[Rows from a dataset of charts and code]
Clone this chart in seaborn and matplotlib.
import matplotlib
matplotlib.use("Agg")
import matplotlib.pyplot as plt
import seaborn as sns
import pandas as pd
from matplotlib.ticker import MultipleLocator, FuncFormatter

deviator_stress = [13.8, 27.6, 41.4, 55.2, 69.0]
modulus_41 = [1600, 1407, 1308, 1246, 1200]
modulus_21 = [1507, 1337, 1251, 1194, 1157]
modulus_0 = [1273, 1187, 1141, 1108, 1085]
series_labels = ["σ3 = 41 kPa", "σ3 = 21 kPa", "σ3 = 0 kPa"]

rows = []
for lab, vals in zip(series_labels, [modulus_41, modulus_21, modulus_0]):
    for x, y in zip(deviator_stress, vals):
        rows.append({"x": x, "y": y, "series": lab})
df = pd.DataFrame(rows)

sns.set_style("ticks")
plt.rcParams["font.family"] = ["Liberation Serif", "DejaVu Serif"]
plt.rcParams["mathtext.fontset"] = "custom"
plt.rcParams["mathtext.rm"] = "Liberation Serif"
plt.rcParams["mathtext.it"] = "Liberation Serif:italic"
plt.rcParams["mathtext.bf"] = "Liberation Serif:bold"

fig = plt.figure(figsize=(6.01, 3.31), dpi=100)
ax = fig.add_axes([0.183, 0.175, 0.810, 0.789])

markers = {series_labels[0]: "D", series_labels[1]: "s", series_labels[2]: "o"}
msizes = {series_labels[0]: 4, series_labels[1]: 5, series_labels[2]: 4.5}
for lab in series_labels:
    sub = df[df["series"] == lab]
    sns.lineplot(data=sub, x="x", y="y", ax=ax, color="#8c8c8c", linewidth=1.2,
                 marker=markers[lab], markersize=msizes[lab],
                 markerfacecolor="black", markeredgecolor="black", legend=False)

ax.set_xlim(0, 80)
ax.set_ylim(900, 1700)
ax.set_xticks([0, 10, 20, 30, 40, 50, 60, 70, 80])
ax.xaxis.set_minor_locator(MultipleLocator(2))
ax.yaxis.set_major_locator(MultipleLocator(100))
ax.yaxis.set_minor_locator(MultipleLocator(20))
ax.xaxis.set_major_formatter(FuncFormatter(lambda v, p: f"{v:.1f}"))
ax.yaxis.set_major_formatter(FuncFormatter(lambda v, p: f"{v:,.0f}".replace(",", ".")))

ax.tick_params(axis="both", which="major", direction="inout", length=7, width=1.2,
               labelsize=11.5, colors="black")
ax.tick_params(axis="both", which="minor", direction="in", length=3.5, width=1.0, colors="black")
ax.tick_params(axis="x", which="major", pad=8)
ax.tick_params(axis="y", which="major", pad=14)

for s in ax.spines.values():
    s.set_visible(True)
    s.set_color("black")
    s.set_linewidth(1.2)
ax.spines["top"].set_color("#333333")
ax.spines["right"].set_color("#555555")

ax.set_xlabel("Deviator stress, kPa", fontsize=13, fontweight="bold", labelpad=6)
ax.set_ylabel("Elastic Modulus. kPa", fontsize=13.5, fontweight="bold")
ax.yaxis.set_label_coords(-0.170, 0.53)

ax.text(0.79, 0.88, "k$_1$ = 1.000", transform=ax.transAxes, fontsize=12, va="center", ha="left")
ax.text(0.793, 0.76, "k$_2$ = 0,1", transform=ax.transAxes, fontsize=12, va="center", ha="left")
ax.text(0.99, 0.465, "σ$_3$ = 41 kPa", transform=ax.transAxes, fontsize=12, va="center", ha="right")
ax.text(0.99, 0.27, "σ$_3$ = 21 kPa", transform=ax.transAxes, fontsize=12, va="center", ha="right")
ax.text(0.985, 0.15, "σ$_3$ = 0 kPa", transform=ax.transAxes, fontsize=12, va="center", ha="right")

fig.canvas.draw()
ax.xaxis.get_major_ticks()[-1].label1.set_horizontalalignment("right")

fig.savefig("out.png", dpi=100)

==

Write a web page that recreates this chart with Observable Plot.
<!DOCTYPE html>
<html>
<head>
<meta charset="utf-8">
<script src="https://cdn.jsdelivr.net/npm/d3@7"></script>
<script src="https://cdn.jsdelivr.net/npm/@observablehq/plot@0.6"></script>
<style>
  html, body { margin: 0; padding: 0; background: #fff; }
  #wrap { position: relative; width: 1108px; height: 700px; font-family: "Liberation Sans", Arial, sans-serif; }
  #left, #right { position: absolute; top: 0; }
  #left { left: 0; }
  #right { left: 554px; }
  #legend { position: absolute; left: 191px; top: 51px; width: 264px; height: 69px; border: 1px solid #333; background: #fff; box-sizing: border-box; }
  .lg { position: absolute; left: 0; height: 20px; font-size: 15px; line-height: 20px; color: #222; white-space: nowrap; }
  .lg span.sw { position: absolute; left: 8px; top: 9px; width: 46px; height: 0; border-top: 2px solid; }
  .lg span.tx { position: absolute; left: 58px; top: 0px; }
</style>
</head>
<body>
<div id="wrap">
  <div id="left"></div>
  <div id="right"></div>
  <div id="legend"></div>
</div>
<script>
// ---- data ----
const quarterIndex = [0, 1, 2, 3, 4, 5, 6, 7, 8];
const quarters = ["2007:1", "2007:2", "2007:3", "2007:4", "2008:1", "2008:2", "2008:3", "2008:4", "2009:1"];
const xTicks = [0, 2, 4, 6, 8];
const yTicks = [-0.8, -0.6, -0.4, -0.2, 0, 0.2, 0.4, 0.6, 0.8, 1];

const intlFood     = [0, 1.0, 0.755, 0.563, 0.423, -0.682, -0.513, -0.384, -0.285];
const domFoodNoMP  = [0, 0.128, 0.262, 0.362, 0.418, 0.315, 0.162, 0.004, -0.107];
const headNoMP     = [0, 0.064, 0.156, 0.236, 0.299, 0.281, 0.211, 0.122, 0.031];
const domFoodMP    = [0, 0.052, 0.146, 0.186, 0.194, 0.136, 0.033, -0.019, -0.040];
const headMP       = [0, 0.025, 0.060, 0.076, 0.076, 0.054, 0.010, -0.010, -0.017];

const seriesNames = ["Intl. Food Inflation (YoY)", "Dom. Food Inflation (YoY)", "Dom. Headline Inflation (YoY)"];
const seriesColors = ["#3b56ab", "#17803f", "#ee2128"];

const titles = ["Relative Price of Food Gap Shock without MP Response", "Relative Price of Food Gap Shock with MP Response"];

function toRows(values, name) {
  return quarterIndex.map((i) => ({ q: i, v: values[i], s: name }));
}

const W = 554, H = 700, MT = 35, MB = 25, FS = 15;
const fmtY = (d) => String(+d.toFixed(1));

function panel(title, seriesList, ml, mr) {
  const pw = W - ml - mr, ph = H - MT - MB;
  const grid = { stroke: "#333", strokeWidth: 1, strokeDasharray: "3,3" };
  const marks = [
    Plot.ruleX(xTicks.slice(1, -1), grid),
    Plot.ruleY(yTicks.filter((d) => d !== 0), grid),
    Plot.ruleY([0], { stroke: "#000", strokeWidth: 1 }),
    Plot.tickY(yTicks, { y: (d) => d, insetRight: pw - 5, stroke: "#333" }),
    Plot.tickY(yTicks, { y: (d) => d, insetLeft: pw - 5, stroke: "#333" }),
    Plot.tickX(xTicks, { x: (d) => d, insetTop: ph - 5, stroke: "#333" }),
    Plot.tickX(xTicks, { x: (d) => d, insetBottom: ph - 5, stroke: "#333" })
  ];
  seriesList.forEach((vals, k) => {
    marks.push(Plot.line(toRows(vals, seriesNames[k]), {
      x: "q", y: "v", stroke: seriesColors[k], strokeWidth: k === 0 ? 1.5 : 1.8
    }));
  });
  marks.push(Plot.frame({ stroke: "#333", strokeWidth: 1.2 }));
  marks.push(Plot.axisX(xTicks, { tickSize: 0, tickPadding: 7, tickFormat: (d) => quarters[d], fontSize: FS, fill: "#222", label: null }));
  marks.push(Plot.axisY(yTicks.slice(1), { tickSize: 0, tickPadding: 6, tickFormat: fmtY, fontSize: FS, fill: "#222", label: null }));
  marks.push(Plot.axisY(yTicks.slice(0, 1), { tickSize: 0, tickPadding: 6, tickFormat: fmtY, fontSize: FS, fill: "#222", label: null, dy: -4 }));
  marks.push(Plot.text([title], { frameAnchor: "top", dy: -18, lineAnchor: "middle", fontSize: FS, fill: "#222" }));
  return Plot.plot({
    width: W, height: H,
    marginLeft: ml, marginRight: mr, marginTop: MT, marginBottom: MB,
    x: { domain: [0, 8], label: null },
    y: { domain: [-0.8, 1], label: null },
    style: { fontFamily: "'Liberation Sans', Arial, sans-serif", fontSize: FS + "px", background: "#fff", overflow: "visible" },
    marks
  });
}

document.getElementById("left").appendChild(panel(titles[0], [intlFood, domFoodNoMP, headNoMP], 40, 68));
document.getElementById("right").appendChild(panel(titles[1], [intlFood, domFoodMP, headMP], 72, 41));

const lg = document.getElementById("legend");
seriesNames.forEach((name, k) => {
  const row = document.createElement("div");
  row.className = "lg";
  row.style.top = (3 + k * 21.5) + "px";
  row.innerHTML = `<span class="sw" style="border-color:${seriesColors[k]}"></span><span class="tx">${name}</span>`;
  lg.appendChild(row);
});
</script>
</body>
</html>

Stated exercise
Which lines of the data include "with"? Copy each of them.

Final answer
Write a web page that recreates this chart with Observable Plot.
const titles = ["Relative Price of Food Gap Shock without MP Response", "Relative Price of Food Gap Shock with MP Response"];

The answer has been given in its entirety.